В настоящее время цель журнала состоит в том, чтобы создать пространство для некоммерческого, нефилологического и неофициального искусства в России. После того как мы начали печатать переводные тексты и публиковать работы европейских и американских художников, интересных, на наш взгляд, эта цель оформилась конкретнее, и появились новые проекты, развивающиеся параллельно с журналом: самиздат-издательство Mycelium, выставка асемического письма, состоявшаяся в Смоленске в апреле 2010 года, задуманная как начало серии некоммерческих выставок.
– Расскажите о культурной ситуации в Смоленске.
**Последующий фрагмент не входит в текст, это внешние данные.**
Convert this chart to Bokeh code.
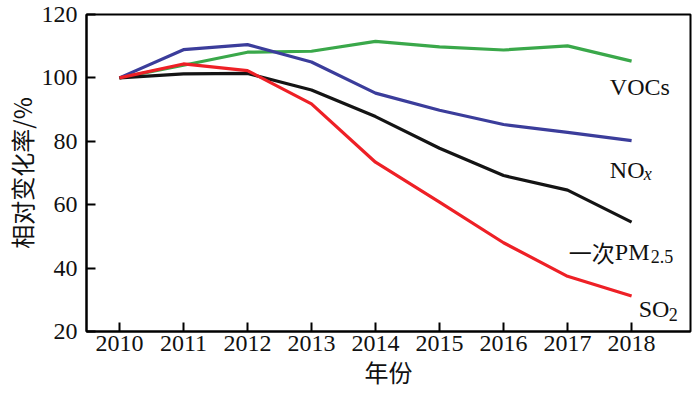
from bokeh.plotting import figure
from bokeh.models import Label, FixedTicker
from bokeh.embed import file_html
from bokeh.resources import INLINE

years = [2010, 2011, 2012, 2013, 2014, 2015, 2016, 2017, 2018]
vocs = [100, 104.0, 108.1, 108.4, 111.5, 109.8, 108.8, 110.1, 105.3]
nox = [100, 108.9, 110.5, 105.0, 95.2, 89.8, 85.3, 82.8, 80.2]
pm25 = [100, 101.3, 101.4, 96.2, 87.8, 77.8, 69.2, 64.6, 54.5]
so2 = [100, 104.4, 102.3, 91.8, 73.4, 60.8, 48.0, 37.4, 31.2]
y_ticks = [20, 40, 60, 80, 100, 120]

SERIF = "Liberation Serif"
CJK = "Noto Sans CJK SC"

p = figure(width=692, height=391, output_backend="svg", toolbar_location=None,
           x_range=(2009.486, 2018.92), y_range=(20, 120),
           min_border_left=84, min_border_right=2, min_border_top=14, min_border_bottom=59)

for ys, col in [(vocs, "#3aa84a"), (nox, "#3b3d9b"), (pm25, "#141414"), (so2, "#ee2026")]:
    p.line(years, ys, line_color=col, line_width=3.2)

p.xgrid.visible = False
p.ygrid.visible = False
p.outline_line_color = "black"
p.outline_line_width = 2
p.background_fill_color = "white"
p.border_fill_color = "white"

for ax in (p.xaxis[0], p.yaxis[0]):
    ax.axis_line_color = "black"
    ax.axis_line_width = 2
    ax.major_tick_line_width = 2
    ax.major_tick_in = 9
    ax.major_tick_out = 0
    ax.minor_tick_line_color = None
    ax.major_label_text_font = SERIF
    ax.major_label_text_font_size = "24px"
    ax.major_label_text_color = "#111111"
    ax.axis_label_text_font = CJK
    ax.axis_label_text_font_style = "normal"
    ax.axis_label_text_color = "#111111"

p.xaxis[0].ticker = FixedTicker(ticks=years)
p.yaxis[0].ticker = FixedTicker(ticks=y_ticks)
p.xaxis[0].axis_label = "年份"
p.yaxis[0].axis_label = "相对变化率/%"
p.xaxis[0].axis_label_text_font_size = "24px"
p.yaxis[0].axis_label_text_font_size = "24px"
p.xaxis[0].major_label_standoff = 4
p.yaxis[0].major_label_standoff = 9
p.xaxis[0].axis_label_standoff = 0
p.yaxis[0].axis_label_standoff = 0

def lab(x, y, text, size="24px", style="normal", xo=0, yo=0, font=SERIF):
    p.add_layout(Label(x=x, y=y, text=text, x_offset=xo, y_offset=yo,
                       text_font=font, text_font_size=size, text_font_style=style,
                       text_baseline="alphabetic", text_color="#111111"))

# VOCs
lab(2017.66, 97.1, "VOCs")
# NOx
lab(2017.66, 71.1, "NO")
lab(2017.66, 71.1, "x", size="18px", style="italic", xo=34, yo=-4)
# 一次PM2.5
lab(2017.02, 45.1, "一次", font=CJK, size="23px")
lab(2017.02, 45.1, "PM", xo=46)
lab(2017.02, 45.1, "2.5", size="18px", xo=82, yo=-5)
# SO2
lab(2018.11, 27.0, "SO")
lab(2018.11, 27.0, "2", size="18px", xo=30, yo=-5)

open("out.html", "w").write(file_html(p, INLINE))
– Смоленск – это типичный провинциальной город, жители которого привержены к традиции и почве в лице Твардовского, Исаковского и Гагарина.
Единственная странность – то, что здесь живут и работают авангардисты Олег Разумовский и Эдуард Кулёмин. Впрочем, их творчество вовлечено скорее во всероссийский и международный, чем в областной контекст. Кулёмин, правда, иногда пытается участвовать в мероприятиях на местном уровне, но в статусе «культурного явления» ему отказывают.